In the audience was a Bleeker Street resident and local activist Zephyr (I've altered her name) who contacted LESA through me expressing an interest in furthering the goal of curtailing the spread of nightlife. She had contacts with Community District 2 and Chelsea. While the members of LESA were wary of expanding beyond its CD3 borders, I willingly agreed to attend a meeting between Shelby, a prominent CD2 local political activist, Zephyr and a local Chelsea activist I'll call Wendy. This group decided to hold a candidates forum at the highly visible, prominent and swank Public Theater, a venue of city-wide notoriety. Zephyr seemed to have experience and contacts and access to the funds necessary to pull off such an event which included catering as well as renting the space. LESA, true to its grassroots do-it-yourself resistance mode remained skeptical of the event and, other than myself, did not participate in organizing.
This event occurred shortly after the city council election. The new council member agreed to be a panelist along with a deputy mayor and some other local electeds. The new council member at the last minute sent a staff member, saying that she’d been injured and couldn’t appear. (In my experience, newly elected office holders are often cautious of events that might commit them to programs they have not fully calculated. I assume this was the real reason for her no-show, not the injury, though for all I know it may have been the injury and not such political caution.) LESA members attended in the audience, as did the Community Board 3 chair David and the District Manager Susan. I took distinct pleasure in seeing them there in the audience. Although LESA viewed the event as high-level political shenanigans – a perspective many anti-establishment activists hold when established operators take up their cause – I saw this prestige event, recognizing our broad resistance movement, as an affront to the low-level wannabe powerbrokers in CB3. At last they had to attend and listen, dutifully, with no role but audience.

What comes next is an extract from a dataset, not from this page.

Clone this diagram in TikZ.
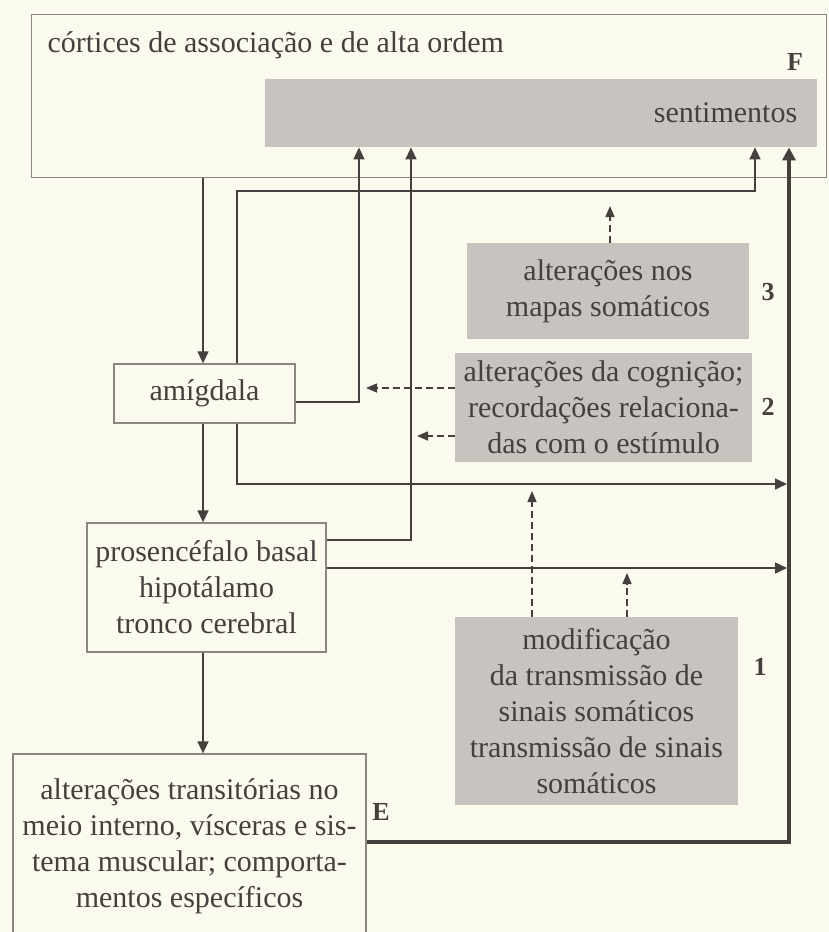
\documentclass[tikz,border=0pt]{standalone}
\usepackage{fontspec}
\setmainfont{Liberation Serif}
\usetikzlibrary{arrows.meta,calc}
\definecolor{bg}{HTML}{FBFAEE}
\definecolor{ink}{HTML}{45403D}
\definecolor{boxline}{HTML}{8C8682}
\definecolor{grayfill}{HTML}{C9C3C0}
\begin{document}
\begin{tikzpicture}[x=1pt,y=-1pt,
  txt/.style={font=\fontsize{30}{36}\selectfont, text=ink, align=center},
  wbox/.style={txt, draw=boxline, line width=1.3pt, fill=bg, inner sep=0pt},
  gbox/.style={txt, fill=grayfill, inner sep=0pt},
  lab/.style={font=\fontsize{26}{30}\selectfont\bfseries, text=ink},
  conn/.style={draw=ink, line width=1.5pt, -{Triangle[length=12pt,width=11pt]}},
  dconn/.style={conn, dash pattern=on 7pt off 4pt, -{Triangle[length=11pt,width=9pt]}},
  thickconn/.style={draw=ink, line width=4pt, -{Triangle[length=13pt,width=13pt]}}
]
\clip (0,0) rectangle (829,932);
\fill[bg] (0,0) rectangle (829,932);

% boxes
\node[wbox, minimum width=795pt, minimum height=163pt, anchor=north west] (F) at (31,14) {};
\node[txt, anchor=west] (Ftitle) at (44,45) {córtices de associação e de alta ordem};
\node[lab] (Flab) at (795,62) {F};
\node[gbox, minimum width=552pt, minimum height=68pt, anchor=north west,
      text width=512pt, align=right, inner xsep=20pt] (sent) at (265,79) {sentimentos};

\node[gbox, minimum width=282pt, minimum height=96pt] (b3) at (608,291) {alterações nos\\mapas somáticos};
\node[lab] (n3) at (768,292) {3};
\node[gbox, minimum width=297pt, minimum height=109pt] (b2) at (603.5,407.5) {alterações da cognição;\\recordações relaciona-\\das com o estímulo};
\node[lab] (n2) at (768,407) {2};
\node[gbox, minimum width=283pt, minimum height=188pt] (b1) at (596.5,711) {modificação\\da transmissão de\\sinais somáticos\\transmissão de sinais\\somáticos};
\node[lab] (n1) at (760,667) {1};

\node[wbox, minimum width=181pt, minimum height=59pt] (amig) at (204.5,393.5) {amígdala};
\node[wbox, minimum width=239pt, minimum height=129pt] (pros) at (206.5,587.5) {prosencéfalo basal\\hipotálamo\\tronco cerebral};
\node[wbox, minimum width=353pt, minimum height=184pt] (E) at (189.5,846) {alterações transitórias no\\meio interno, vísceras e sis-\\tema muscular; comporta-\\mentos específicos};
\node[lab] (Elab) at (381,812) {E};

% helper coordinates
\coordinate (X203) at (203,0);
\coordinate (X237) at (237,0);
\coordinate (K1) at (755,191);
\coordinate (K2) at (359,402);
\coordinate (K3) at (787,484);
\coordinate (K4) at (411,540);
\coordinate (K5) at (787,568);
\coordinate (K6) at (789,842);
\coordinate (K7) at (610,206);
\coordinate (K8) at (366,388);
\coordinate (K9) at (417,436);
\coordinate (K10) at (532,491);
\coordinate (K11) at (627,573);

% solid connectors
\draw[conn] (F.south -| X203) -- (amig.north -| X203);
\draw[conn] (amig.north -| X237) |- (K1) -- (sent.south -| K1);
\draw[conn] (amig.east |- K2) -- (K2) -- (sent.south -| K2);
\draw[conn] (amig.south -| X203) -- (pros.north -| X203);
\draw[conn] (amig.south -| X237) |- (K3);
\draw[conn] (pros.east |- K4) -- (K4) -- (sent.south -| K4);
\draw[conn] (pros.east |- K5) -- (K5);
\draw[conn] (pros.south -| X203) -- (E.north -| X203);
\draw[thickconn] (E.east |- K6) -- (K6) -- (sent.south -| K6);

% dashed connectors
\draw[dconn] (b3.north -| K7) -- (K7);
\draw[dconn] (b2.west |- K8) -- (K8);
\draw[dconn] (b2.west |- K9) -- (K9);
\draw[dconn] (b1.north -| K10) -- (K10);
\draw[dconn] (b1.north -| K11) -- (K11);
\end{tikzpicture}
\end{document}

In a turn-around for the CB3 administration, CB3 arranged for their own town hall or meeting on bar proliferation, only a few months after they’d boycotted our event and the District Manager’s failed attempt to scotch our efforts from the start. The tide had turned. Resistance to commercial gentrification held the upper hand, the small-time bosses had to get in line.
There followed two events that changed the political landscape regarding bars and liquor licenses. Two women were murdered, one committed by a bar bouncer, another by a bar patron, both in our area. Quickly these murders silenced the objections to the effort to curtail liquor licenses. Zephyr arranged a “summit” between the State Liquor Authority, local law enforcement, local electeds and local activist representatives. the end result was the appointment of a city resident to the SLA – amazingly, there had been no city representative on the SLA board – and a moratorium on liquor licenses in our area. The city resident lived in Brooklyn, in Martin Connor’s assembly district, Connor being the Assembly Majority Leader at them time.
The moratorium remained until the 2008 financial collapse, when the state desperately needed to boost commerce in the recession that followed. Bars thrive countercyclically with the economy. Unemployment draws the idle to bars and liquor. The governor appointed a new SLA commissioner who set out to expedite licenses.